Stroke is the number one cause of movement disability in the world. In recent years, robotic assistance has empowered people with stroke to complete intensive movement therapy in motivating environments, thus matching or bettering the motor recovery attainable with traditional therapy. Yet, motor deficits remain stubbornly persistent, especially for those with severe impairments.
Brain-computer interfaces (BCI) are a technology that can facilitate direct communication between the brain and an external device. BCIs have already been used to control robotic prostheses to replace lost function. The premise of this dissertation is that, with the right tools and knowledge, BCIs could also help restore function to those with movement disability after a neurologic injury. In this dissertation, I investigate use of a BCI to help individuals with a stroke shape their brain activity while moving the fingers with assistance from a robotic orthosis, with the goal of guiding activity-dependent plasticity in the brain to drive motor recovery. The working hypothesis is that appropriately shaping brain activity will improve finger movement ability and provide a therapeutic benefit after stroke.
First, I present a computational model of motor learning that uses a neural network to simulate the motor cortex after a stroke and during subsequent finger force recovery. These simulations suggested that BCI-based interventions should target perilesional motor areas, thus restoring normative network recruitment during finger movement, and that targeted training should make up about 20% of total limb use to maximize recovery.
In a study of unimpaired people completing a robot-assisted movement task, I identified a key confound of BCI-contingent robot-assisted therapy, showing that robot assistance can affect the BCI even when the participant is passive, which may hinder motor learning. I also present a potential design approach for both the robot and the BCI to avoid this confound.

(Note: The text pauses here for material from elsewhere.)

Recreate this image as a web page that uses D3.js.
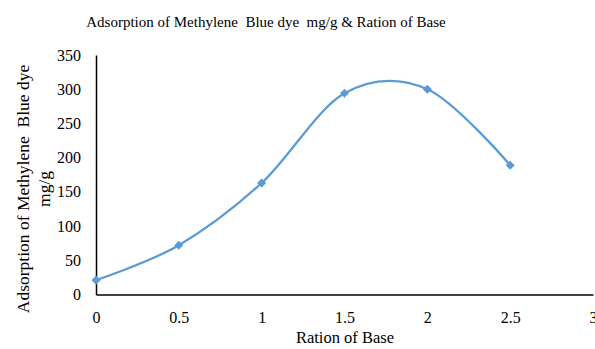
<!DOCTYPE html>
<html>
<head>
<meta charset="utf-8">
<script src="https://cdn.jsdelivr.net/npm/d3@7"></script>
<style>
  html, body { margin: 0; padding: 0; background: #fff; }
  svg { display: block; }
  text { font-family: "Liberation Serif", "Times New Roman", serif; fill: #000; }
</style>
</head>
<body>
<svg id="chart" width="595" height="349"></svg>
<script>
// Ratio of base vs. adsorbed Methylene Blue (mg/g)
const ratios = [0, 0.5, 1, 1.5, 2, 2.5];
const adsorption = [21, 72, 163, 294, 300, 189];
const xTicks = [0, 0.5, 1, 1.5, 2, 2.5, 3];
const yTicks = [0, 50, 100, 150, 200, 250, 300, 350];

const titleText = "Adsorption of Methylene\u00A0 Blue dye\u00A0 mg/g & Ration of Base";
const yTitleLines = ["Adsorption of Methylene\u00A0 Blue dye", "mg/g"];
const xTitleText = "Ration of Base";

const svg = d3.select("#chart");
const plot = { left: 96, right: 593, top: 55, bottom: 294.5 };

const x = d3.scaleLinear().domain([0, 3]).range([plot.left, plot.right]);
const y = d3.scaleLinear().domain([0, 350]).range([plot.bottom, plot.top]);

// Title
svg.append("text")
  .attr("x", 266).attr("y", 27)
  .attr("text-anchor", "middle")
  .style("font-size", "15px")
  .text(titleText);

// Y axis
const yAxis = svg.append("g")
  .attr("transform", `translate(${plot.left},0)`)
  .call(d3.axisLeft(y).tickValues(yTicks).tickSize(0).tickPadding(15));
yAxis.select(".domain").attr("stroke", "#000").attr("stroke-width", 1.5);
yAxis.selectAll("text").style("font-size", "16px")
  .style("font-family", "'Liberation Serif', serif");

// X axis
const xAxis = svg.append("g")
  .attr("transform", `translate(0,${plot.bottom})`)
  .call(d3.axisBottom(x).tickValues(xTicks).tickSize(0).tickPadding(17)
    .tickFormat(d3.format("")));
xAxis.select(".domain").attr("stroke", "#000").attr("stroke-width", 1.5);
xAxis.selectAll("text").style("font-size", "16px")
  .style("font-family", "'Liberation Serif', serif");

// Y axis title (two lines, rotated)
const yTitle = svg.append("text")
  .attr("transform", "translate(29,189) rotate(-90)")
  .attr("text-anchor", "middle")
  .style("font-size", "17.5px");
yTitle.selectAll("tspan").data(yTitleLines).join("tspan")
  .attr("x", 0).attr("dy", (d, i) => i === 0 ? 0 : 21)
  .text(d => d);

// X axis title
svg.append("text")
  .attr("x", 345).attr("y", 343)
  .attr("text-anchor", "middle")
  .style("font-size", "16.5px")
  .text(xTitleText);

// Smoothed series line
const pts = ratios.map((r, i) => [r, adsorption[i]]);
const line = d3.line()
  .x(d => x(d[0])).y(d => y(d[1]))
  .curve(d3.curveCardinal.tension(0));
svg.append("path")
  .datum(pts)
  .attr("d", line)
  .attr("fill", "none")
  .attr("stroke", "#5B9BD5")
  .attr("stroke-width", 2.25);

// Diamond markers (square rotated 45°)
svg.append("g").selectAll("rect")
  .data(pts).join("rect")
  .attr("x", -3.2).attr("y", -3.2)
  .attr("width", 6.4).attr("height", 6.4)
  .attr("transform", d => `translate(${x(d[0])},${y(d[1])}) rotate(45)`)
  .attr("fill", "#5B9BD5");
</script>
</body>
</html>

I then explore BCI methodological considerations in two experiments with impaired and unimpaired people moving in a robot-assisted environment. Key results included that bipolar EEG recordings and finger extension movements led to the best models correlating brain state with ensuing movement and are thus most conducive to BCI-based training.
The culmination of this work is the design of a BCI-robot rehabilitation paradigm, which I tested in a study with eight people with severe impairment after a chronic stroke. Participants participated in four weeks of a therapy protocol that determined the effect of BCI-based sensorimotor rhythm control on finger extension performance. Here, we found that BCI training can improve subsequent movement performance – a result never before found for individuals with a stroke. The training also produced therapeutic benefits, indicating its viability as a future rehabilitation intervention. Finally, looking to the future of BCI-robot therapy, I present low-cost alternatives for BCI signal acquisition and wearable robotic devices.